* THE EXERCISE: Each line from the one containing "Emit a web page" through the one containing "40], [-11, -26]];" must be echoed exactly, endpoints included, and every other line omitted.

* RAW RECORDS:
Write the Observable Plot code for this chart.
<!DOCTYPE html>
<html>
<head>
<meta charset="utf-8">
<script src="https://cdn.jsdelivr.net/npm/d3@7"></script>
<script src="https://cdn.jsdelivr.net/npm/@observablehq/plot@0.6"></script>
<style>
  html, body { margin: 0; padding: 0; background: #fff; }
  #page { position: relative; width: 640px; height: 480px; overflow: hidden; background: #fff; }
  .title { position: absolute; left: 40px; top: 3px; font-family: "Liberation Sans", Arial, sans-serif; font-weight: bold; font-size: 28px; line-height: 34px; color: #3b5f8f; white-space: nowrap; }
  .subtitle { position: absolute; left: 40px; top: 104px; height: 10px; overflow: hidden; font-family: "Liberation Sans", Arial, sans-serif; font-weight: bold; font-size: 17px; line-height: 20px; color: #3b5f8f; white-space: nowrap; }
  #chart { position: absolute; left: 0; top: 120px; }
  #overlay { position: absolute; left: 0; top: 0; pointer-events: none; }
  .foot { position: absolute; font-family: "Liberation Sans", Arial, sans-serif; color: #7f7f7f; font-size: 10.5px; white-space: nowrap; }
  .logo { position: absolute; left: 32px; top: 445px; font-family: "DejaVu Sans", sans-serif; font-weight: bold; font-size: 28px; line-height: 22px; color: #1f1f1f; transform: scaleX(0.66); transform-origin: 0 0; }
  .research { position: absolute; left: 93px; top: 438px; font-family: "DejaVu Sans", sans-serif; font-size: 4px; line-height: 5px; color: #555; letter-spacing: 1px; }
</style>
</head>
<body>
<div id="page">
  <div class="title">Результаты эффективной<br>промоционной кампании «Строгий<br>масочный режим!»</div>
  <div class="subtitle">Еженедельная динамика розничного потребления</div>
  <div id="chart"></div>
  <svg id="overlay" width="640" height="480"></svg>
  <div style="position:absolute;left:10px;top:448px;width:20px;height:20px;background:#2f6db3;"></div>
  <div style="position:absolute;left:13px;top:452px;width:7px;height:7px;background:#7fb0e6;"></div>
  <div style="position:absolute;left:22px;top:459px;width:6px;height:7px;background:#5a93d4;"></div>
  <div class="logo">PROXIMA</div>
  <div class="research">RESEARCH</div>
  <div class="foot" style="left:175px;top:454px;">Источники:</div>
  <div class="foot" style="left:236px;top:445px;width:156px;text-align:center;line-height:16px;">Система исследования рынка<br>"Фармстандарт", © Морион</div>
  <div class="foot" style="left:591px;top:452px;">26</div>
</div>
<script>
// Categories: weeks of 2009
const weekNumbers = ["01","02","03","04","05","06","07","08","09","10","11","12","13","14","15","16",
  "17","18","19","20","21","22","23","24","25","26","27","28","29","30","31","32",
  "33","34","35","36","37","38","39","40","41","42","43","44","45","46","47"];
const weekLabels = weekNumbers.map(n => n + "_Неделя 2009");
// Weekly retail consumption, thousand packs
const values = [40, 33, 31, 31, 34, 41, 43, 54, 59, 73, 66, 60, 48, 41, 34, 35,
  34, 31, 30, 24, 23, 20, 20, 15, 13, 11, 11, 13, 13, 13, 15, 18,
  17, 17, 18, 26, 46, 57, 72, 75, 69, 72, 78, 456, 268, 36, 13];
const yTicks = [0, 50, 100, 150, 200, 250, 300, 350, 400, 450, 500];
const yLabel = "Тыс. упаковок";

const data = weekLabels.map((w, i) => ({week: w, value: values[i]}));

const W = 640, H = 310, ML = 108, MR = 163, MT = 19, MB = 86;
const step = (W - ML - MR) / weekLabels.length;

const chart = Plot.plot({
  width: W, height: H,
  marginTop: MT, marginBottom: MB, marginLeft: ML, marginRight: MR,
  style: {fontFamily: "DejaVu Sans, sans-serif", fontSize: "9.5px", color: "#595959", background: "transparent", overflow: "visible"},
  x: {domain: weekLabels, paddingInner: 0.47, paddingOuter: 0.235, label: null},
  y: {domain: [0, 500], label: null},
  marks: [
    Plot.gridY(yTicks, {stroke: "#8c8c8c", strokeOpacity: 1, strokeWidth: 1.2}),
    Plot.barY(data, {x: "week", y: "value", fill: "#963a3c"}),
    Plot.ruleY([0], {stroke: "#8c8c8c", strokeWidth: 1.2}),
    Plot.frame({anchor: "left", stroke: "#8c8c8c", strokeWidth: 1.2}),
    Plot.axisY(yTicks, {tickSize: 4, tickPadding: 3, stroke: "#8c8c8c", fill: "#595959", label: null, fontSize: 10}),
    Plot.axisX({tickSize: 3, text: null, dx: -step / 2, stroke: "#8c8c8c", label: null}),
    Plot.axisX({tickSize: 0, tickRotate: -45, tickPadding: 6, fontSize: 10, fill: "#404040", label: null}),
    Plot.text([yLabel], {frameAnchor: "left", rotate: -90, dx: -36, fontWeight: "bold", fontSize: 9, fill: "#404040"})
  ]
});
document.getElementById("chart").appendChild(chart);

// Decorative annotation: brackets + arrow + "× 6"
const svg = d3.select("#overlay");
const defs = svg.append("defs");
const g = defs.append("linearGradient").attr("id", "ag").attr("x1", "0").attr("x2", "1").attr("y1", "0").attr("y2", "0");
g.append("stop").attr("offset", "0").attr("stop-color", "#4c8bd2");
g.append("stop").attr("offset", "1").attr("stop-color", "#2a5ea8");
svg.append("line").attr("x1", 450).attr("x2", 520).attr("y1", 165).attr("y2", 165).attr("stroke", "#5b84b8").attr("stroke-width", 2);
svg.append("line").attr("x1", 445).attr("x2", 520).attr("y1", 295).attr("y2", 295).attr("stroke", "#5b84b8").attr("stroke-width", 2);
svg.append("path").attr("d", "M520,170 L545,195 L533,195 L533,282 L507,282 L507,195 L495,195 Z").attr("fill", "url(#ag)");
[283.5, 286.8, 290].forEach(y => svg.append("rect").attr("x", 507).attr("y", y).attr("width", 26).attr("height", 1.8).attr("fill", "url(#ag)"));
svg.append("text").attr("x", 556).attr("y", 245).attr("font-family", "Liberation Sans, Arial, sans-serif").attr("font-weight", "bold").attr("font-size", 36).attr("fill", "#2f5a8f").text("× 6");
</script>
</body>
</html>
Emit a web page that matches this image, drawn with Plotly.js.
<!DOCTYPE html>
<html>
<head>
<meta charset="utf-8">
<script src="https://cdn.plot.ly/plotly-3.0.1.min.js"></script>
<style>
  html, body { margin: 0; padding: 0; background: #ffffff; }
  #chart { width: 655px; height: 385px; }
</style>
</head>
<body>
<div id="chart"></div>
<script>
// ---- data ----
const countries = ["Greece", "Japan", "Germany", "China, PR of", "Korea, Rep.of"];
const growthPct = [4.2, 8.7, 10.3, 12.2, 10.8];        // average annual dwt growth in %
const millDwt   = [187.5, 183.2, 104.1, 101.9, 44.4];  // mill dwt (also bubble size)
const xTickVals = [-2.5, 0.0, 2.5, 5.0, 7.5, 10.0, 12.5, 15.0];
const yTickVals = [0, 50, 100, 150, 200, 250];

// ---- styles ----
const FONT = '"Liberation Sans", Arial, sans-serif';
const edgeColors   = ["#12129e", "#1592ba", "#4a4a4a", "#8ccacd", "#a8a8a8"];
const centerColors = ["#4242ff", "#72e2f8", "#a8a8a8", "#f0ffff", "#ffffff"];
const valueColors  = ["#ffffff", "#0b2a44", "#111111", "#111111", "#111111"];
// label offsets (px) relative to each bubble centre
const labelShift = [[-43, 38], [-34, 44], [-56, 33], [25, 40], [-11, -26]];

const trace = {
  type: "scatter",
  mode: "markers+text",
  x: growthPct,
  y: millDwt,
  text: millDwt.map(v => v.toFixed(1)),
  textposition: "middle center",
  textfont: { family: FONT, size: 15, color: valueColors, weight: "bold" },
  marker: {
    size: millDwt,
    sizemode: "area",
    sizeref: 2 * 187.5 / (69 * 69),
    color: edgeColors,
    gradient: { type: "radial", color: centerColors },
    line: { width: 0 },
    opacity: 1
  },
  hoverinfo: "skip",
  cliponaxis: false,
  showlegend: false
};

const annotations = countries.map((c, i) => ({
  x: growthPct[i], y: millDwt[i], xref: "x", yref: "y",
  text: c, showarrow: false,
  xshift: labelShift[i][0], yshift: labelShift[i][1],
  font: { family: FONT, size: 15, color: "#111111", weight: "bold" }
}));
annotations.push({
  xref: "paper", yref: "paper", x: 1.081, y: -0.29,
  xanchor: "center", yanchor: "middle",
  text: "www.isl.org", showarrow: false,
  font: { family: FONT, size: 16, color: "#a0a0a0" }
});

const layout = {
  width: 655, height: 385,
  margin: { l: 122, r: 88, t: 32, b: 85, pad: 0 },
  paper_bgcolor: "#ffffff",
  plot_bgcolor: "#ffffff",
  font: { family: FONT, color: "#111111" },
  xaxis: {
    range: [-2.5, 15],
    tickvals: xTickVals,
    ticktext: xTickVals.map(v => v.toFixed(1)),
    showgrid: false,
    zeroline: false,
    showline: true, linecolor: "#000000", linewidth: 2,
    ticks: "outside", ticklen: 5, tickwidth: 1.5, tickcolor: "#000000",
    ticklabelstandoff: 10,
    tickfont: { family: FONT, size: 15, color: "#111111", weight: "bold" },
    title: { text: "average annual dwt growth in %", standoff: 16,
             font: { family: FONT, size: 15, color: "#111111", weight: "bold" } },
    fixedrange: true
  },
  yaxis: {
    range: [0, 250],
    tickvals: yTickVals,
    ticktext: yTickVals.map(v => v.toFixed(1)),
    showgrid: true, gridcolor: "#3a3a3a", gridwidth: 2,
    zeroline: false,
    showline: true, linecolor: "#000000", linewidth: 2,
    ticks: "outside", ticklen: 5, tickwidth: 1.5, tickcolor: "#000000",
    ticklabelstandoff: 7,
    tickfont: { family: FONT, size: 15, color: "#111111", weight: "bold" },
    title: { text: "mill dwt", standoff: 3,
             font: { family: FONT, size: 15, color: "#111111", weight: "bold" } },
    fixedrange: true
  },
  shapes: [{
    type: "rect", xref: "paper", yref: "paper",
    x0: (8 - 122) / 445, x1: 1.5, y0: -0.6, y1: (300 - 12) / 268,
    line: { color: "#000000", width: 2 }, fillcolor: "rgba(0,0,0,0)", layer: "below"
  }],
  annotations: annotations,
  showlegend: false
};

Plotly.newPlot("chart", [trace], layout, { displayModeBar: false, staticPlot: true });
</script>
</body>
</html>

* ANSWER:
Emit a web page that matches this image, drawn with Plotly.js.
<!DOCTYPE html>
<html>
<head>
<meta charset="utf-8">
<script src="https://cdn.plot.ly/plotly-3.0.1.min.js"></script>
<style>
  html, body { margin: 0; padding: 0; background: #ffffff; }
  #chart { width: 655px; height: 385px; }
</style>
</head>
<body>
<div id="chart"></div>
<script>
// ---- data ----
const countries = ["Greece", "Japan", "Germany", "China, PR of", "Korea, Rep.of"];
const growthPct = [4.2, 8.7, 10.3, 12.2, 10.8];        // average annual dwt growth in %
const millDwt   = [187.5, 183.2, 104.1, 101.9, 44.4];  // mill dwt (also bubble size)
const xTickVals = [-2.5, 0.0, 2.5, 5.0, 7.5, 10.0, 12.5, 15.0];
const yTickVals = [0, 50, 100, 150, 200, 250];

// ---- styles ----
const FONT = '"Liberation Sans", Arial, sans-serif';
const edgeColors   = ["#12129e", "#1592ba", "#4a4a4a", "#8ccacd", "#a8a8a8"];
const centerColors = ["#4242ff", "#72e2f8", "#a8a8a8", "#f0ffff", "#ffffff"];
const valueColors  = ["#ffffff", "#0b2a44", "#111111", "#111111", "#111111"];
// label offsets (px) relative to each bubble centre
const labelShift = [[-43, 38], [-34, 44], [-56, 33], [25, 40], [-11, -26]];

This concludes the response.